Although this recording is not new, the Sinfonietta remains fresh and direct. It was written for the London Sinfonietta, but the Scottish Chamber Orchestra play it with a commitment which suggests they have known the music for years. If that may not be so, they do at least know the composer well, since they have shared a close musical relationship for some time. It shows. The performance is exciting and makes the most of the wide-ranging moods contained within the twenty-minute time-scale. The BIS recording, powerful yet natural, also serves the music well.

Cumnock Fair is an attractive folk-based composition which shows that musical nationalism is alive and well. MacMillan lived in the small town of Cumnock as a boy, so there is an element of nostalgia here too. The mood is generally lively, though at the heart of the piece lies an introspective interlude which shows another aspect of the composer's technique and personality. Here and elsewhere Ronald Weitzman's sensitive insert note allows us to gain insight into the procedures and priorities involved in creating the music.
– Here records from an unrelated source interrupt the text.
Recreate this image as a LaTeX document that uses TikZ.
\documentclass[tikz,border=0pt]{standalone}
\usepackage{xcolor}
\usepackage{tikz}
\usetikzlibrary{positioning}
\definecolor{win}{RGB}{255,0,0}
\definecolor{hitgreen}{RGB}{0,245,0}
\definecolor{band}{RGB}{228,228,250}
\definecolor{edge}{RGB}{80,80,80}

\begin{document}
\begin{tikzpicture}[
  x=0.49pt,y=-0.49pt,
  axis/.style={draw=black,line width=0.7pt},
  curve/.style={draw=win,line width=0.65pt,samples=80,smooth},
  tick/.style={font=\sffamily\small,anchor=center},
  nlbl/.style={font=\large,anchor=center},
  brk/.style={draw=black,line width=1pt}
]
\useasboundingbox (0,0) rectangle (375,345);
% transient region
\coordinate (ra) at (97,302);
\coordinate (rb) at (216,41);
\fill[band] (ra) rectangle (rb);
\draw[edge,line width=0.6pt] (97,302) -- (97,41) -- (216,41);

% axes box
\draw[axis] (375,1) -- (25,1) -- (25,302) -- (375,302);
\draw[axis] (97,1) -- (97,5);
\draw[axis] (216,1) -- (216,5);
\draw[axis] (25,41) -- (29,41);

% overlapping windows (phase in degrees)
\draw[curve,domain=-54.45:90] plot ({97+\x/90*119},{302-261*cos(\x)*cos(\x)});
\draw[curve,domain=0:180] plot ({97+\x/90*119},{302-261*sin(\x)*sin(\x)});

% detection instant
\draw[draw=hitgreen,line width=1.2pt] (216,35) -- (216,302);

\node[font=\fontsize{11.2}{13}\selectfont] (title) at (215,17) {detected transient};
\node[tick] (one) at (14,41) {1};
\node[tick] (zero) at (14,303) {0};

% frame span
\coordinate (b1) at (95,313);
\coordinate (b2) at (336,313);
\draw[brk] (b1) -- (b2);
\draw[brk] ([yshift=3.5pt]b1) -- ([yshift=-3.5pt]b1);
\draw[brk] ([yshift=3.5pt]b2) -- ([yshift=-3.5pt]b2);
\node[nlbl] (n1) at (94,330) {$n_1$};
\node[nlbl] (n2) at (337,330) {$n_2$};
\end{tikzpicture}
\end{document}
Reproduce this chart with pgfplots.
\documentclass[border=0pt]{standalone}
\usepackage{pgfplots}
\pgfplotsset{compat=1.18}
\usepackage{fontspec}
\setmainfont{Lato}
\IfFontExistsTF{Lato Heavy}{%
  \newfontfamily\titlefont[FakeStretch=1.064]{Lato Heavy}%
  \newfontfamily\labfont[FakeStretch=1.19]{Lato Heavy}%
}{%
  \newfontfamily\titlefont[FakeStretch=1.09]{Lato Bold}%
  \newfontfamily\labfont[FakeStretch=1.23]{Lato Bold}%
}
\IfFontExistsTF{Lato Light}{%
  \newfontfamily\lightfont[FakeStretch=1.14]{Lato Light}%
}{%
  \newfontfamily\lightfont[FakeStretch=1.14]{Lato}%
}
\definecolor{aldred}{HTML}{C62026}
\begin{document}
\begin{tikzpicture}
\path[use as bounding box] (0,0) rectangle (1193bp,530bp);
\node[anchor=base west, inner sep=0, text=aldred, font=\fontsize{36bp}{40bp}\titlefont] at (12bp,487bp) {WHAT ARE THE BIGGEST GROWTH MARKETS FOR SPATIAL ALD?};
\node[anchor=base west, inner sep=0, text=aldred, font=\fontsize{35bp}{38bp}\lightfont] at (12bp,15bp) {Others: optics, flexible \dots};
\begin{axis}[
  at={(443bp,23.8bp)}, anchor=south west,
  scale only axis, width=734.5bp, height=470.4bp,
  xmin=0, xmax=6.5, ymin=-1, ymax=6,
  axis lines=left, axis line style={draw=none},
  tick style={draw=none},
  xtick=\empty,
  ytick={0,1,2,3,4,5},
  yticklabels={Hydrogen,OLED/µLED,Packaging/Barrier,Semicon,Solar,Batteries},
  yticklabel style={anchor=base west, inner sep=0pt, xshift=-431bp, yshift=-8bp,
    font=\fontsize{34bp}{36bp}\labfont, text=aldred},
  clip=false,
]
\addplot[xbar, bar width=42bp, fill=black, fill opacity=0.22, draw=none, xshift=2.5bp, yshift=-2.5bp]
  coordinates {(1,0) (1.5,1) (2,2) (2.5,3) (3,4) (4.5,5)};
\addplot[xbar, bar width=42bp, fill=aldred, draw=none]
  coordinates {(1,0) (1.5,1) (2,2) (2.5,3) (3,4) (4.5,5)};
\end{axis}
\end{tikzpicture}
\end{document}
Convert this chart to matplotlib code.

The recent Second Symphony (1999) is not much larger than the Sinfonietta. It has three movements, the outer of which are brief in the manner of prelude and postlude, and contain material which is germane to the whole. The scoring is lighter and more sophisticated than in the Sinfonietta, while the structure is complex and varied, never settling into the routine of a single dimension or tempo. But in every way the music abounds in subtleties, which the excellent recorded sound allows their full rein. In fact the music is not entirely new. Like so many composers before him, MacMillan is engaging in parody, the technique of reworking existing music into a new identity. In this case the source is a piano sonata which predates all the music contained in this collection, though the new context gives it both a new manner and a new conviction.